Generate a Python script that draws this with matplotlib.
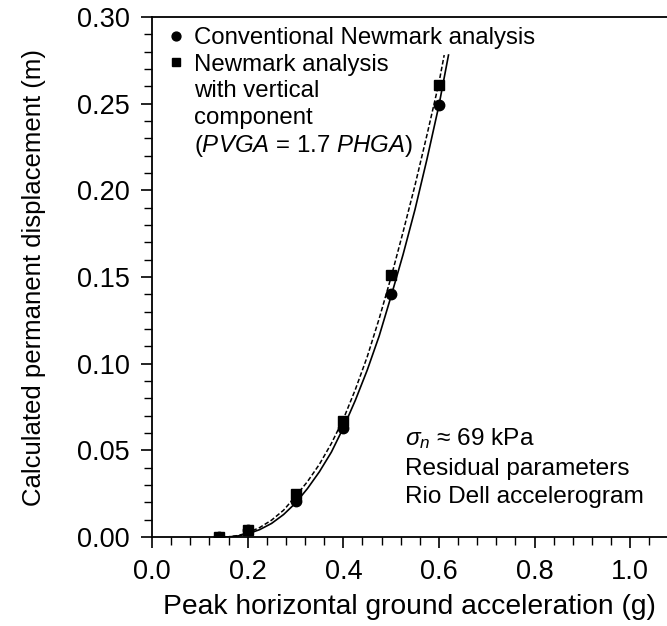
import matplotlib
matplotlib.use("Agg")
import matplotlib.pyplot as plt
from matplotlib.lines import Line2D
from matplotlib.ticker import MultipleLocator, FormatStrFormatter

# ── data ──────────────────────────────────────────────────────────────────
# measured points (PHGA in g, displacement in m)
pga_pts = [0.14, 0.20, 0.30, 0.40, 0.50, 0.60]
disp_conv = [0.000, 0.004, 0.021, 0.063, 0.140, 0.249]
disp_vert = [0.000, 0.004, 0.025, 0.067, 0.151, 0.261]

# fitted curves
curve_x_conv = [0.14, 0.16, 0.18, 0.20, 0.225, 0.25, 0.275, 0.30, 0.325,
                0.35, 0.375, 0.40, 0.425, 0.45, 0.475, 0.50, 0.525, 0.55,
                0.575, 0.60, 0.62]
curve_y_conv = [0.0, 0.0001, 0.0007, 0.0019, 0.0043, 0.0079, 0.013, 0.0196,
                0.028, 0.0377, 0.049, 0.063, 0.0788, 0.0963, 0.116, 0.139,
                0.163, 0.189, 0.218, 0.249, 0.278]
curve_x_vert = [0.14, 0.16, 0.18, 0.20, 0.225, 0.25, 0.275, 0.30, 0.325,
                0.35, 0.375, 0.40, 0.425, 0.45, 0.475, 0.50, 0.525, 0.55,
                0.575, 0.60, 0.611]
curve_y_vert = [0.0, 0.0002, 0.0009, 0.0025, 0.0055, 0.0098, 0.0155, 0.0235,
                0.032, 0.042, 0.054, 0.068, 0.085, 0.104, 0.126, 0.150,
                0.176, 0.203, 0.232, 0.262, 0.278]

legend_labels = ['Conventional Newmark analysis', 'Newmark analysis',
                 'with vertical', 'component',
                 '($\\mathit{PVGA}$ = 1.7 $\\mathit{PHGA}$)']
note_text = '$\\sigma_n$ ≈ 69 kPa\nResidual parameters\nRio Dell accelerogram'
# ─────────────────────────────────────────────────────────────────────────

plt.rcParams['font.family'] = ['Liberation Sans', 'DejaVu Sans']
plt.rcParams['mathtext.fontset'] = 'custom'
plt.rcParams['mathtext.rm'] = 'Liberation Sans'
plt.rcParams['mathtext.it'] = 'Liberation Sans:italic'

fig = plt.figure(figsize=(6.67, 6.26), dpi=100)
ax = fig.add_axes([0.228, 0.142, 0.772, 0.831])

ax.plot(curve_x_conv, curve_y_conv, color='black', lw=1.2, ls='-')
ax.plot(curve_x_vert, curve_y_vert, color='black', lw=1.1, ls=(0, (3, 1.5)))

h_vert, = ax.plot(pga_pts, disp_vert, ls='none', marker='s', ms=7.5,
                  color='black')
h_conv, = ax.plot(pga_pts, disp_conv, ls='none', marker='o', ms=7.5,
                  color='black')

# continuation lines of the second entry carry no marker
blank = [Line2D([], [], ls='none') for _ in range(3)]
ax.legend([h_conv, h_vert] + blank, legend_labels, loc='upper left',
          bbox_to_anchor=(0.0, 1.013), frameon=False, fontsize=17.3,
          handlelength=0.6, handletextpad=0.45, borderaxespad=0.3,
          labelspacing=0.19, markerscale=0.85)

ax.text(0.491, 0.056, note_text, transform=ax.transAxes, fontsize=17.6,
        ha='left', va='bottom', linespacing=1.38)

ax.set_xlim(0, 1.077)
ax.set_ylim(0, 0.30)
ax.xaxis.set_major_locator(MultipleLocator(0.2))
ax.xaxis.set_minor_locator(MultipleLocator(0.04))
ax.yaxis.set_major_locator(MultipleLocator(0.05))
ax.yaxis.set_minor_locator(MultipleLocator(0.01))
ax.xaxis.set_major_formatter(FormatStrFormatter('%.1f'))
ax.yaxis.set_major_formatter(FormatStrFormatter('%.2f'))

ax.spines['right'].set_visible(False)
for s in ['left', 'bottom', 'top']:
    ax.spines[s].set_linewidth(1.3)
ax.tick_params(which='major', direction='out', length=8, width=1.2,
               labelsize=19.5, pad=8)
ax.tick_params(which='minor', direction='out', length=6, width=1.0)

ax.set_xlabel('Peak horizontal ground acceleration (g)', fontsize=20.3,
              labelpad=6)
ax.set_ylabel('Calculated permanent displacement (m)', fontsize=18.5,
              labelpad=22)

fig.savefig('out.png', dpi=100)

> **Stated goal**
Return nothing but the lines running from the start of the data to the line with "disp_vert = [0.000, 0.004, 0.025, 0.067, 0.151, 0.261]", please, both ends included and no pictures.

> **Task output**
Generate a Python script that draws this with matplotlib.
import matplotlib
matplotlib.use("Agg")
import matplotlib.pyplot as plt
from matplotlib.lines import Line2D
from matplotlib.ticker import MultipleLocator, FormatStrFormatter

# ── data ──────────────────────────────────────────────────────────────────
# measured points (PHGA in g, displacement in m)
pga_pts = [0.14, 0.20, 0.30, 0.40, 0.50, 0.60]
disp_conv = [0.000, 0.004, 0.021, 0.063, 0.140, 0.249]
disp_vert = [0.000, 0.004, 0.025, 0.067, 0.151, 0.261]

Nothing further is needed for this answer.